**TASK REQUIREMENTS:** Show each line that has the string "this" in it.

>> Begin EXERCISE MATERIAL

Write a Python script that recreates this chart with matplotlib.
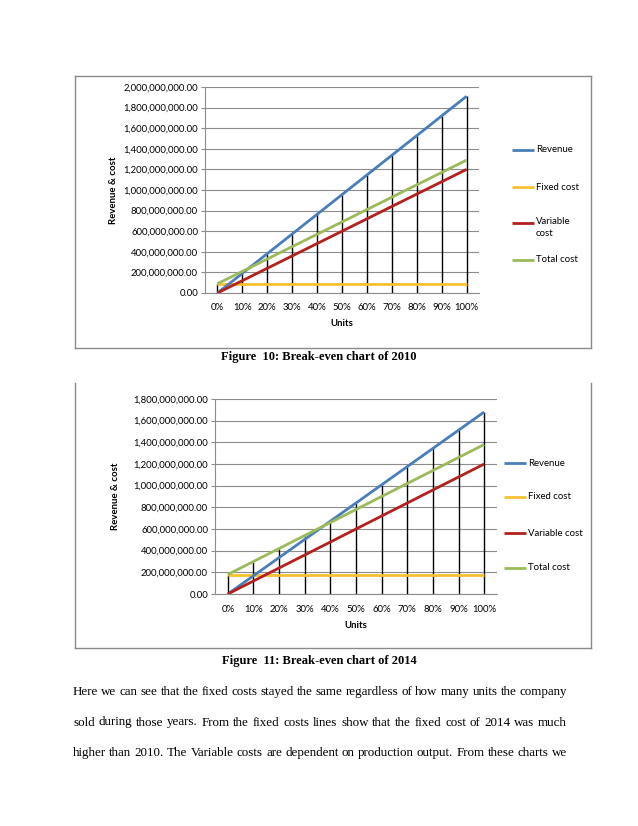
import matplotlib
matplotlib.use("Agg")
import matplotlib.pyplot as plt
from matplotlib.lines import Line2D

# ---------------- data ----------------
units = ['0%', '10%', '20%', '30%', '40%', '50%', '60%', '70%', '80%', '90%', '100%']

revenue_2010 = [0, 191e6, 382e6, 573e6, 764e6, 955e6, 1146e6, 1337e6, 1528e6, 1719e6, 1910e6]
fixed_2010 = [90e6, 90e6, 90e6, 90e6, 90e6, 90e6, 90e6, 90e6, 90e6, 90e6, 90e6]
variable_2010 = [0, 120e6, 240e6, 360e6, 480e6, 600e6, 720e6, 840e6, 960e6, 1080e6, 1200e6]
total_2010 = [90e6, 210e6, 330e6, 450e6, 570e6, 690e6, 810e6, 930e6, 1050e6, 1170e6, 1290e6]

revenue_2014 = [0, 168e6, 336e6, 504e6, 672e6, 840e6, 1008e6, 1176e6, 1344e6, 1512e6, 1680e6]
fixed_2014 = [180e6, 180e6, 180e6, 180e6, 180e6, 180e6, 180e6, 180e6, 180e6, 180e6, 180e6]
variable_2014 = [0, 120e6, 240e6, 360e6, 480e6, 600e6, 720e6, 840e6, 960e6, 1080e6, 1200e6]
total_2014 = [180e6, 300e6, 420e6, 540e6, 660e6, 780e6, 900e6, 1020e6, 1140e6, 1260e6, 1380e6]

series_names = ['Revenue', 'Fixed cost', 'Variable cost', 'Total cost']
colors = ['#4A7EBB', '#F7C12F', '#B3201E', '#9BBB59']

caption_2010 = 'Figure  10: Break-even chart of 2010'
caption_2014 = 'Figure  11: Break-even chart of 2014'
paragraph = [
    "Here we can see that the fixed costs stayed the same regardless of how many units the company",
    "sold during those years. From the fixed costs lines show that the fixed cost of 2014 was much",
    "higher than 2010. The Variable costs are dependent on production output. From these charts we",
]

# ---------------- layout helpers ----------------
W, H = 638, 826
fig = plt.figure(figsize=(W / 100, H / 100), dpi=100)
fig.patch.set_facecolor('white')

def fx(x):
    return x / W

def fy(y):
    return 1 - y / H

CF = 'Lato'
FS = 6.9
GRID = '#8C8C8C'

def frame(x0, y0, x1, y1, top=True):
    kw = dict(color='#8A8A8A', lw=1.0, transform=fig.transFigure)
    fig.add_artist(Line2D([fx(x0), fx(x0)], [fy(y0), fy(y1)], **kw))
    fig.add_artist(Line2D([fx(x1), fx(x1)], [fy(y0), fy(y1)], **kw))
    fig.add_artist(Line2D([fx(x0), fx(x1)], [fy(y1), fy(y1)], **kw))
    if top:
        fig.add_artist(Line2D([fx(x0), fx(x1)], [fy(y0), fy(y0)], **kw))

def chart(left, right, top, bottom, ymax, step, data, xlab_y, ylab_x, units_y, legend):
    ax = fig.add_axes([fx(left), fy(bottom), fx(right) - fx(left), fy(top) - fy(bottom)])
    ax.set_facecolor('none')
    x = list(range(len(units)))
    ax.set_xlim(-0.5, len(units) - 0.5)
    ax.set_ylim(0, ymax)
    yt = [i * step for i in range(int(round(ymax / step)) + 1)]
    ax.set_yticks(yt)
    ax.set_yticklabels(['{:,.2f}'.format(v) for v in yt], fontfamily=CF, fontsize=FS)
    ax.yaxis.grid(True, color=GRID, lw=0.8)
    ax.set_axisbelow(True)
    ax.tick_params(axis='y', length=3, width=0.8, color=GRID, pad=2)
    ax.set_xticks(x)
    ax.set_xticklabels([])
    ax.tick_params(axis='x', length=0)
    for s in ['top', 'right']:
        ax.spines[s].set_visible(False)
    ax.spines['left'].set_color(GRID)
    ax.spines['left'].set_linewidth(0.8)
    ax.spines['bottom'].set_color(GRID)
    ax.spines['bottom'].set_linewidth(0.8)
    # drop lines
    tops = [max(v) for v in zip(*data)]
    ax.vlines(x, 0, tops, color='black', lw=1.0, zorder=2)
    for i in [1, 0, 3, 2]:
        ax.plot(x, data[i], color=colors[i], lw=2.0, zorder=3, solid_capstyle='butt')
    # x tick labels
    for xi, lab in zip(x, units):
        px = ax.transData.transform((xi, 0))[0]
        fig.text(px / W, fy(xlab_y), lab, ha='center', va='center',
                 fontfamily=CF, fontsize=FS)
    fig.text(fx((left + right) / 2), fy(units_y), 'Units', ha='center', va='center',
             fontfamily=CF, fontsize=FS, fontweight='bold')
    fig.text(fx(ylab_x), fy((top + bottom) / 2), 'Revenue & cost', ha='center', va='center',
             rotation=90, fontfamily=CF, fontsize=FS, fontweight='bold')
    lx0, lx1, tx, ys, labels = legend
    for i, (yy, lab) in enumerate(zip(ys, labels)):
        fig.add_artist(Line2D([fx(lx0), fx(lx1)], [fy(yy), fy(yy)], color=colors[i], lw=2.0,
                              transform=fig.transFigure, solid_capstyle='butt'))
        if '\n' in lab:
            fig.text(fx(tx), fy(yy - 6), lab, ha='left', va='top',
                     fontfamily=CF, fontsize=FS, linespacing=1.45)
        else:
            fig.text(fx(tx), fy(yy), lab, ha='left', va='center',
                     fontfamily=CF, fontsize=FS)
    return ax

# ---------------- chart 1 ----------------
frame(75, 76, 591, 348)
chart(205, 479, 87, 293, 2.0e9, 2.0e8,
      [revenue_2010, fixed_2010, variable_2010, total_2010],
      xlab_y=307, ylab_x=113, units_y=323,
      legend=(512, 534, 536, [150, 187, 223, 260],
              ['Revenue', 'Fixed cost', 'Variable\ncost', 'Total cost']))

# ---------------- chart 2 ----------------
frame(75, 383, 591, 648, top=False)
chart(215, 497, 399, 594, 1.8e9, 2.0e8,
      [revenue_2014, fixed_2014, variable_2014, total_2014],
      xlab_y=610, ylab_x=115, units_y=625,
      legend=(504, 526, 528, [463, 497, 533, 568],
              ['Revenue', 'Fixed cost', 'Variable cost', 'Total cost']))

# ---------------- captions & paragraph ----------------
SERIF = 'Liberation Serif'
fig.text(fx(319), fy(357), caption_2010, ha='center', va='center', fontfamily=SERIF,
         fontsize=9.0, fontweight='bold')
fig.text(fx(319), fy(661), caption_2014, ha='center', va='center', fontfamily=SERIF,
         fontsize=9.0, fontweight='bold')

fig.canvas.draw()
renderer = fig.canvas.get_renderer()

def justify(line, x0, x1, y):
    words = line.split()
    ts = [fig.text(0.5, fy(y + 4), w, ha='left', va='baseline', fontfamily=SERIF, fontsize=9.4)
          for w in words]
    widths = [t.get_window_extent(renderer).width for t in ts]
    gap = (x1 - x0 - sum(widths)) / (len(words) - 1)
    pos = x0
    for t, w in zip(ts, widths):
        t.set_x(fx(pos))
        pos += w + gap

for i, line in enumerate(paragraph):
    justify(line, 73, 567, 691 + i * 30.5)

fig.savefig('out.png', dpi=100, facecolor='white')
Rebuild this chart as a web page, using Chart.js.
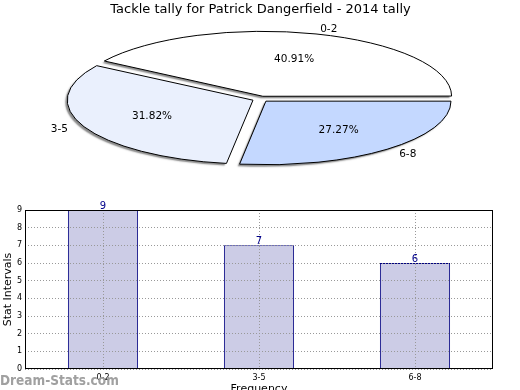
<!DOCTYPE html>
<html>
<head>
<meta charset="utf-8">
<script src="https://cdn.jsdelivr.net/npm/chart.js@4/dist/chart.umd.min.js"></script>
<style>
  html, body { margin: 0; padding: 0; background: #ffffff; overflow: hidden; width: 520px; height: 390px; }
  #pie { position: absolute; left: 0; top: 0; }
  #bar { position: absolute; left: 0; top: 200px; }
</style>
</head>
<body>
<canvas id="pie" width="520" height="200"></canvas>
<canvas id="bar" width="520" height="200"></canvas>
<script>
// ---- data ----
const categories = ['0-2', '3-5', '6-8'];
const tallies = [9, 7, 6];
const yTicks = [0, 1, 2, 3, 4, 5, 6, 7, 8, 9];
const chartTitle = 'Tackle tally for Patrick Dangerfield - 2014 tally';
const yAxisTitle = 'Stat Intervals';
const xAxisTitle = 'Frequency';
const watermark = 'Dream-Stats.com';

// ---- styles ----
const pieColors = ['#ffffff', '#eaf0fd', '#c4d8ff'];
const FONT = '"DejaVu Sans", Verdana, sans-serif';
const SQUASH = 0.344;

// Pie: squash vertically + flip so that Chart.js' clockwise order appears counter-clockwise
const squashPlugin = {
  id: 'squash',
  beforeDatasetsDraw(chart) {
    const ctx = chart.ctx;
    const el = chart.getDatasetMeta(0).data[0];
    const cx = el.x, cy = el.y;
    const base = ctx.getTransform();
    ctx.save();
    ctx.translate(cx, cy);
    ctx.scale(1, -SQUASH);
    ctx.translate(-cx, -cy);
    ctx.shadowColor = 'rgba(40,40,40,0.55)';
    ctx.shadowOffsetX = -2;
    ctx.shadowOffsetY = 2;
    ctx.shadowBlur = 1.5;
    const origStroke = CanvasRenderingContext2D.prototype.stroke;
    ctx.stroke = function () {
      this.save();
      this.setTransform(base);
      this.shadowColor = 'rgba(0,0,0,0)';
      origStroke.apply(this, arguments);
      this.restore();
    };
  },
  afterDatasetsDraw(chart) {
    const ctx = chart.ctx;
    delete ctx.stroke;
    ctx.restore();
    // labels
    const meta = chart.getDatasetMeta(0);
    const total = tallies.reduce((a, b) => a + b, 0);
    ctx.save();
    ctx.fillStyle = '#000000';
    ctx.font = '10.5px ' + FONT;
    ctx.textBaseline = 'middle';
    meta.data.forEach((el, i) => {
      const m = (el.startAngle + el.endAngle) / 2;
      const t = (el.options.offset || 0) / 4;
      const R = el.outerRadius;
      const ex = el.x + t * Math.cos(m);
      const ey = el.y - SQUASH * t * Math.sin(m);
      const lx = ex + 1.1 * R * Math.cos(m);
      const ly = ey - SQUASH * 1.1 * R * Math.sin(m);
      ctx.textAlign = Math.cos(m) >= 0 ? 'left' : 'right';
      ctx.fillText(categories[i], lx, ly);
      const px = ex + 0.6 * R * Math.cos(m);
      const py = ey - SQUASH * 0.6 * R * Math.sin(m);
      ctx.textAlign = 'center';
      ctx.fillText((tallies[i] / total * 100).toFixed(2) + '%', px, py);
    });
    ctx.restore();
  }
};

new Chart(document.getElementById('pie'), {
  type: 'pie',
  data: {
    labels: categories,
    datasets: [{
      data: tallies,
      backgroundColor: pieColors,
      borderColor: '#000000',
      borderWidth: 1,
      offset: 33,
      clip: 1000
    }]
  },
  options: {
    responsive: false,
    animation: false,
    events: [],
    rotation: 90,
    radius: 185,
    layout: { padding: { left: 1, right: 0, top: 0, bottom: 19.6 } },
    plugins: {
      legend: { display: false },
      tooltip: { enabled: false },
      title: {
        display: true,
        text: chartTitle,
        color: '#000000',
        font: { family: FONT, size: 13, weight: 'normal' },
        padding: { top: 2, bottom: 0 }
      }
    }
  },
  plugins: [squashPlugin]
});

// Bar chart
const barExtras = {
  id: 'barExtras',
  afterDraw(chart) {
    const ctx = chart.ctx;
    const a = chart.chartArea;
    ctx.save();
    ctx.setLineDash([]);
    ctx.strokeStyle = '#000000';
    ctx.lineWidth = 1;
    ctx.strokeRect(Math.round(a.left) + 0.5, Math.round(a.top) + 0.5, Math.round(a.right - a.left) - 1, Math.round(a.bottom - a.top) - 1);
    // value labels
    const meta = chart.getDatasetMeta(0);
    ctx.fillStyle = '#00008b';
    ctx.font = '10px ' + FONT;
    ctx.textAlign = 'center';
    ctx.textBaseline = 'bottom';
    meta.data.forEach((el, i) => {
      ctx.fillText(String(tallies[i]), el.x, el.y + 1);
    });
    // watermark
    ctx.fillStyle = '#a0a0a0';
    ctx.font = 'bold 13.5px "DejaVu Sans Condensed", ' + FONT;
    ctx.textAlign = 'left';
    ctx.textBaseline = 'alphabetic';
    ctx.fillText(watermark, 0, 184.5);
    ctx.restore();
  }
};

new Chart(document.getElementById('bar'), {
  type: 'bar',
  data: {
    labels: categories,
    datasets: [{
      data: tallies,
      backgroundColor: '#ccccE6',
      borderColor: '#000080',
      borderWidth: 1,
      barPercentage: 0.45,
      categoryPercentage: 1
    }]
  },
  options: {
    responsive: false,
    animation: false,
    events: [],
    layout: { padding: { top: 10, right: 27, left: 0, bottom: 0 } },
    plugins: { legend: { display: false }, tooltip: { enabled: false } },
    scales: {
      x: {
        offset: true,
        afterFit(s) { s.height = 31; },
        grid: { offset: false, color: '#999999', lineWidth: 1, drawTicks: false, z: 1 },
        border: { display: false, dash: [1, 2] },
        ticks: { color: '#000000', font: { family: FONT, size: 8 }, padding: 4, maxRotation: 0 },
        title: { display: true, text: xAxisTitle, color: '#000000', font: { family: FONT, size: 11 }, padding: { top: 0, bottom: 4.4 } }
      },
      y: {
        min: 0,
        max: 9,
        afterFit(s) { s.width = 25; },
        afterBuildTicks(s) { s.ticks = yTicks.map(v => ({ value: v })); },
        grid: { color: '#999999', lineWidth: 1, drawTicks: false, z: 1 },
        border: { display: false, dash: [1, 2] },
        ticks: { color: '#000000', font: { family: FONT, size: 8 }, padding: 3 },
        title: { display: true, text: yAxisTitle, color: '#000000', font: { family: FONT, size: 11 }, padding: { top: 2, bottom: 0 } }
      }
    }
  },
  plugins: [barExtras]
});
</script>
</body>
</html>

>> End EXERCISE MATERIAL

**SOLUTION TO THE PROBLEM:**
Write a Python script that recreates this chart with matplotlib.
Rebuild this chart as a web page, using Chart.js.
      this.save();
      this.setTransform(base);
      this.shadowColor = 'rgba(0,0,0,0)';
      origStroke.apply(this, arguments);
      this.restore();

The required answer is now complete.